WHAT TO DO :: Copy out the data below as written; omit any images.

GIVEN INFORMATION ::
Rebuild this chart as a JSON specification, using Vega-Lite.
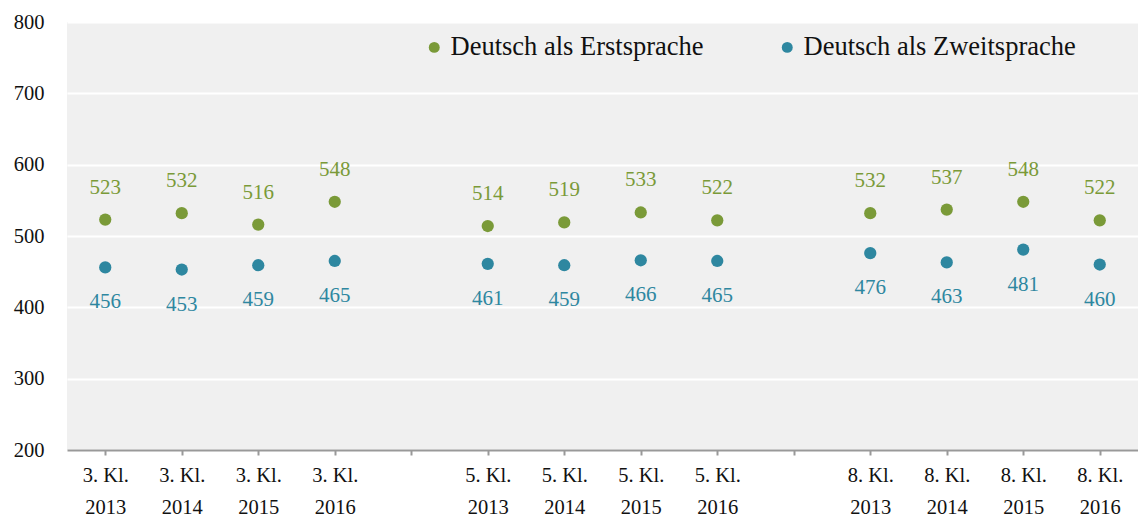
{
  "$schema": "https://vega.github.io/schema/vega-lite/v6.json",
  "width": 1071,
  "height": 428,
  "autosize": {"type": "none"},
  "padding": {"left": 67, "top": 22, "right": 0, "bottom": 67},
  "background": "white",
  "config": {
    "font": "Liberation Serif",
    "view": {"fill": "#f0f0f0", "stroke": null}
  },
  "data": {
    "values": [
      {"kat": "3. Kl.|2013", "serie": "Deutsch als Erstsprache", "wert": 523},
      {"kat": "3. Kl.|2014", "serie": "Deutsch als Erstsprache", "wert": 532},
      {"kat": "3. Kl.|2015", "serie": "Deutsch als Erstsprache", "wert": 516},
      {"kat": "3. Kl.|2016", "serie": "Deutsch als Erstsprache", "wert": 548},
      {"kat": "5. Kl.|2013", "serie": "Deutsch als Erstsprache", "wert": 514},
      {"kat": "5. Kl.|2014", "serie": "Deutsch als Erstsprache", "wert": 519},
      {"kat": "5. Kl.|2015", "serie": "Deutsch als Erstsprache", "wert": 533},
      {"kat": "5. Kl.|2016", "serie": "Deutsch als Erstsprache", "wert": 522},
      {"kat": "8. Kl.|2013", "serie": "Deutsch als Erstsprache", "wert": 532},
      {"kat": "8. Kl.|2014", "serie": "Deutsch als Erstsprache", "wert": 537},
      {"kat": "8. Kl.|2015", "serie": "Deutsch als Erstsprache", "wert": 548},
      {"kat": "8. Kl.|2016", "serie": "Deutsch als Erstsprache", "wert": 522},
      {"kat": "3. Kl.|2013", "serie": "Deutsch als Zweitsprache", "wert": 456},
      {"kat": "3. Kl.|2014", "serie": "Deutsch als Zweitsprache", "wert": 453},
      {"kat": "3. Kl.|2015", "serie": "Deutsch als Zweitsprache", "wert": 459},
      {"kat": "3. Kl.|2016", "serie": "Deutsch als Zweitsprache", "wert": 465},
      {"kat": "5. Kl.|2013", "serie": "Deutsch als Zweitsprache", "wert": 461},
      {"kat": "5. Kl.|2014", "serie": "Deutsch als Zweitsprache", "wert": 459},
      {"kat": "5. Kl.|2015", "serie": "Deutsch als Zweitsprache", "wert": 466},
      {"kat": "5. Kl.|2016", "serie": "Deutsch als Zweitsprache", "wert": 465},
      {"kat": "8. Kl.|2013", "serie": "Deutsch als Zweitsprache", "wert": 476},
      {"kat": "8. Kl.|2014", "serie": "Deutsch als Zweitsprache", "wert": 463},
      {"kat": "8. Kl.|2015", "serie": "Deutsch als Zweitsprache", "wert": 481},
      {"kat": "8. Kl.|2016", "serie": "Deutsch als Zweitsprache", "wert": 460}
    ]
  },
  "encoding": {
    "x": {
      "field": "kat",
      "type": "nominal",
      "sort": null,
      "scale": {
        "domain": ["3. Kl.|2013", "3. Kl.|2014", "3. Kl.|2015", "3. Kl.|2016", "gap1",
                   "5. Kl.|2013", "5. Kl.|2014", "5. Kl.|2015", "5. Kl.|2016", "gap2",
                   "8. Kl.|2013", "8. Kl.|2014", "8. Kl.|2015", "8. Kl.|2016"],
        "paddingInner": 0,
        "paddingOuter": 0
      },
      "axis": {
        "title": null,
        "labelAngle": 0,
        "labelExpr": "indexof(datum.label, 'gap') == 0 ? '' : split(datum.label, '|')",
        "labelFontSize": 20.5,
        "labelColor": "#111111",
        "labelLineHeight": 32,
        "labelPadding": 10,
        "labelBaseline": "top",
        "domainColor": "#999999",
        "domainWidth": 2,
        "tickColor": "#999999",
        "tickWidth": 2,
        "tickSize": 5,
        "grid": false
      }
    },
    "y": {
      "field": "wert",
      "type": "quantitative",
      "scale": {"domain": [200, 800], "nice": false, "zero": false},
      "axis": {
        "title": null,
        "values": [200, 300, 400, 500, 600, 700, 800],
        "labelFontSize": 20.5,
        "labelColor": "#111111",
        "labelPadding": 23,
        "domain": false,
        "ticks": false,
        "grid": true,
        "gridColor": "white",
        "gridWidth": 2
      }
    },
    "color": {
      "field": "serie",
      "type": "nominal",
      "scale": {
        "domain": ["Deutsch als Erstsprache", "Deutsch als Zweitsprache"],
        "range": ["#7a9a38", "#2e87a0"]
      },
      "legend": {
        "title": null,
        "orient": "none",
        "legendX": 354,
        "legendY": 12,
        "direction": "horizontal",
        "symbolType": "circle",
        "symbolSize": 120,
        "symbolOpacity": 1,
        "labelFontSize": 26.5,
        "labelColor": "#111111",
        "labelLimit": 400,
        "labelOffset": 3,
        "columnPadding": 70
      }
    }
  },
  "layer": [
    {
      "mark": {"type": "point", "filled": true, "shape": "circle", "size": 150, "opacity": 1}
    },
    {
      "transform": [{"filter": "datum.serie == 'Deutsch als Erstsprache'"}],
      "mark": {"type": "text", "dy": -32, "fontSize": 21},
      "encoding": {"text": {"field": "wert", "type": "quantitative"}}
    },
    {
      "transform": [{"filter": "datum.serie == 'Deutsch als Zweitsprache'"}],
      "mark": {"type": "text", "dy": 35, "fontSize": 21},
      "encoding": {"text": {"field": "wert", "type": "quantitative"}}
    }
  ]
}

REPLY TO THE TASK ::
Rebuild this chart as a JSON specification, using Vega-Lite.
{
  "$schema": "https://vega.github.io/schema/vega-lite/v6.json",
  "width": 1071,
  "height": 428,
  "autosize": {"type": "none"},
  "padding": {"left": 67, "top": 22, "right": 0, "bottom": 67},
  "background": "white",
  "config": {
    "font": "Liberation Serif",
    "view": {"fill": "#f0f0f0", "stroke": null}
  },
  "data": {
    "values": [
      {"kat": "3. Kl.|2013", "serie": "Deutsch als Erstsprache", "wert": 523},
      {"kat": "3. Kl.|2014", "serie": "Deutsch als Erstsprache", "wert": 532},
      {"kat": "3. Kl.|2015", "serie": "Deutsch als Erstsprache", "wert": 516},
      {"kat": "3. Kl.|2016", "serie": "Deutsch als Erstsprache", "wert": 548},
      {"kat": "5. Kl.|2013", "serie": "Deutsch als Erstsprache", "wert": 514},
      {"kat": "5. Kl.|2014", "serie": "Deutsch als Erstsprache", "wert": 519},
      {"kat": "5. Kl.|2015", "serie": "Deutsch als Erstsprache", "wert": 533},
      {"kat": "5. Kl.|2016", "serie": "Deutsch als Erstsprache", "wert": 522},
      {"kat": "8. Kl.|2013", "serie": "Deutsch als Erstsprache", "wert": 532},
      {"kat": "8. Kl.|2014", "serie": "Deutsch als Erstsprache", "wert": 537},
      {"kat": "8. Kl.|2015", "serie": "Deutsch als Erstsprache", "wert": 548},
      {"kat": "8. Kl.|2016", "serie": "Deutsch als Erstsprache", "wert": 522},
      {"kat": "3. Kl.|2013", "serie": "Deutsch als Zweitsprache", "wert": 456},
      {"kat": "3. Kl.|2014", "serie": "Deutsch als Zweitsprache", "wert": 453},
      {"kat": "3. Kl.|2015", "serie": "Deutsch als Zweitsprache", "wert": 459},
      {"kat": "3. Kl.|2016", "serie": "Deutsch als Zweitsprache", "wert": 465},
      {"kat": "5. Kl.|2013", "serie": "Deutsch als Zweitsprache", "wert": 461},
      {"kat": "5. Kl.|2014", "serie": "Deutsch als Zweitsprache", "wert": 459},
      {"kat": "5. Kl.|2015", "serie": "Deutsch als Zweitsprache", "wert": 466},
      {"kat": "5. Kl.|2016", "serie": "Deutsch als Zweitsprache", "wert": 465},
      {"kat": "8. Kl.|2013", "serie": "Deutsch als Zweitsprache", "wert": 476},
      {"kat": "8. Kl.|2014", "serie": "Deutsch als Zweitsprache", "wert": 463},
      {"kat": "8. Kl.|2015", "serie": "Deutsch als Zweitsprache", "wert": 481},
      {"kat": "8. Kl.|2016", "serie": "Deutsch als Zweitsprache", "wert": 460}
    ]
  },
  "encoding": {
    "x": {
      "field": "kat",
      "type": "nominal",
      "sort": null,
      "scale": {
        "domain": ["3. Kl.|2013", "3. Kl.|2014", "3. Kl.|2015", "3. Kl.|2016", "gap1",
                   "5. Kl.|2013", "5. Kl.|2014", "5. Kl.|2015", "5. Kl.|2016", "gap2",
                   "8. Kl.|2013", "8. Kl.|2014", "8. Kl.|2015", "8. Kl.|2016"],
        "paddingInner": 0,
        "paddingOuter": 0
      },
      "axis": {
        "title": null,
        "labelAngle": 0,
        "labelExpr": "indexof(datum.label, 'gap') == 0 ? '' : split(datum.label, '|')",
        "labelFontSize": 20.5,
        "labelColor": "#111111",
        "labelLineHeight": 32,
        "labelPadding": 10,
        "labelBaseline": "top",
        "domainColor": "#999999",
        "domainWidth": 2,
        "tickColor": "#999999",
        "tickWidth": 2,
        "tickSize": 5,
        "grid": false
      }
    },
    "y": {
      "field": "wert",
      "type": "quantitative",
      "scale": {"domain": [200, 800], "nice": false, "zero": false},
      "axis": {
        "title": null,
        "values": [200, 300, 400, 500, 600, 700, 800],
        "labelFontSize": 20.5,
        "labelColor": "#111111",
        "labelPadding": 23,
        "domain": false,
        "ticks": false,
        "grid": true,
        "gridColor": "white",
        "gridWidth": 2
      }
    },
    "color": {
      "field": "serie",
      "type": "nominal",
      "scale": {
        "domain": ["Deutsch als Erstsprache", "Deutsch als Zweitsprache"],
        "range": ["#7a9a38", "#2e87a0"]
      },
      "legend": {
        "title": null,
        "orient": "none",
        "legendX": 354,
        "legendY": 12,
        "direction": "horizontal",
        "symbolType": "circle",
        "symbolSize": 120,
        "symbolOpacity": 1,
        "labelFontSize": 26.5,
        "labelColor": "#111111",
        "labelLimit": 400,
        "labelOffset": 3,
        "columnPadding": 70
      }
    }
  },
  "layer": [
    {
      "mark": {"type": "point", "filled": true, "shape": "circle", "size": 150, "opacity": 1}
    },
    {
      "transform": [{"filter": "datum.serie == 'Deutsch als Erstsprache'"}],
      "mark": {"type": "text", "dy": -32, "fontSize": 21},
      "encoding": {"text": {"field": "wert", "type": "quantitative"}}
    },
    {
      "transform": [{"filter": "datum.serie == 'Deutsch als Zweitsprache'"}],
      "mark": {"type": "text", "dy": 35, "fontSize": 21},
      "encoding": {"text": {"field": "wert", "type": "quantitative"}}
    }
  ]
}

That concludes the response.